What to do ->
Set down the records once more, please, exactly and with the pictures left out.

==== Exercise input

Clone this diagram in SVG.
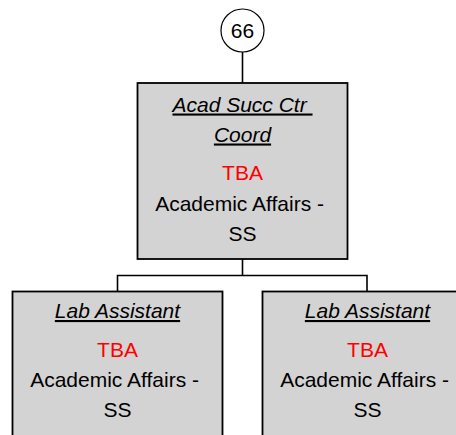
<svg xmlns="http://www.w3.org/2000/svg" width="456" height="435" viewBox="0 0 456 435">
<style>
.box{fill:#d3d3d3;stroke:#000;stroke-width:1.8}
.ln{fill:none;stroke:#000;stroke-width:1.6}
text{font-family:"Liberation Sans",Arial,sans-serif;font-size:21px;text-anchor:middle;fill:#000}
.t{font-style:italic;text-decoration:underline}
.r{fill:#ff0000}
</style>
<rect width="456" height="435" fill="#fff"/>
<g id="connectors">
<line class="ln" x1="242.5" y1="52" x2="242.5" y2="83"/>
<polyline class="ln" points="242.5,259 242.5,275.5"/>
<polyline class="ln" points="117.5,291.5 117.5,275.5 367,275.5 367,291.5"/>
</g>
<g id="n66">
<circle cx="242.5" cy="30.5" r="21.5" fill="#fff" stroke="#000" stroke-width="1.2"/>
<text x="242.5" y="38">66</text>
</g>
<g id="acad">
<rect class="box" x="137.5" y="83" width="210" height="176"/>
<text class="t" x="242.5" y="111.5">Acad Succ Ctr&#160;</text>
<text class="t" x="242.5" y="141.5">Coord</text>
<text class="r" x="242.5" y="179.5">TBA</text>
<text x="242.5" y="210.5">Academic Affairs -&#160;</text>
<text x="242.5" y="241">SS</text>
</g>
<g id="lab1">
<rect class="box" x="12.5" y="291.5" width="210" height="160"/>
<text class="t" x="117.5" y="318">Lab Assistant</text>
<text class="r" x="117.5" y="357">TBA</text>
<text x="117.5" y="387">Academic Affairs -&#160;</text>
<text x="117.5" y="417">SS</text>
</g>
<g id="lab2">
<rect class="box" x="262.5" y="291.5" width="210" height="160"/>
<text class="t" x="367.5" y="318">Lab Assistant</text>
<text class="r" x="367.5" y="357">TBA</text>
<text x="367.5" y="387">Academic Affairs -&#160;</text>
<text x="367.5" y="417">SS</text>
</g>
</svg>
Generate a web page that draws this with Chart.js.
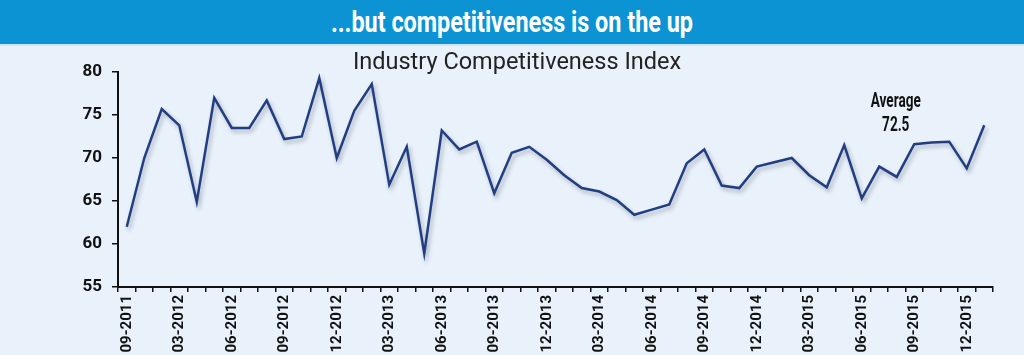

========

Task answer ->
Clone this diagram in SVG.
<svg xmlns="http://www.w3.org/2000/svg" width="456" height="435" viewBox="0 0 456 435">
<style>
.box{fill:#d3d3d3;stroke:#000;stroke-width:1.8}
.ln{fill:none;stroke:#000;stroke-width:1.6}
text{font-family:"Liberation Sans",Arial,sans-serif;font-size:21px;text-anchor:middle;fill:#000}
.t{font-style:italic;text-decoration:underline}
.r{fill:#ff0000}
</style>
<rect width="456" height="435" fill="#fff"/>
<g id="connectors">
<line class="ln" x1="242.5" y1="52" x2="242.5" y2="83"/>
<polyline class="ln" points="242.5,259 242.5,275.5"/>
<polyline class="ln" points="117.5,291.5 117.5,275.5 367,275.5 367,291.5"/>
</g>
<g id="n66">
<circle cx="242.5" cy="30.5" r="21.5" fill="#fff" stroke="#000" stroke-width="1.2"/>
<text x="242.5" y="38">66</text>
</g>
<g id="acad">
<rect class="box" x="137.5" y="83" width="210" height="176"/>
<text class="t" x="242.5" y="111.5">Acad Succ Ctr&#160;</text>
<text class="t" x="242.5" y="141.5">Coord</text>
<text class="r" x="242.5" y="179.5">TBA</text>
<text x="242.5" y="210.5">Academic Affairs -&#160;</text>
<text x="242.5" y="241">SS</text>
</g>
<g id="lab1">
<rect class="box" x="12.5" y="291.5" width="210" height="160"/>
<text class="t" x="117.5" y="318">Lab Assistant</text>
<text class="r" x="117.5" y="357">TBA</text>
<text x="117.5" y="387">Academic Affairs -&#160;</text>
<text x="117.5" y="417">SS</text>
</g>
<g id="lab2">
<rect class="box" x="262.5" y="291.5" width="210" height="160"/>
<text class="t" x="367.5" y="318">Lab Assistant</text>
<text class="r" x="367.5" y="357">TBA</text>
<text x="367.5" y="387">Academic Affairs -&#160;</text>
<text x="367.5" y="417">SS</text>
</g>
</svg>
Generate a web page that draws this with Chart.js.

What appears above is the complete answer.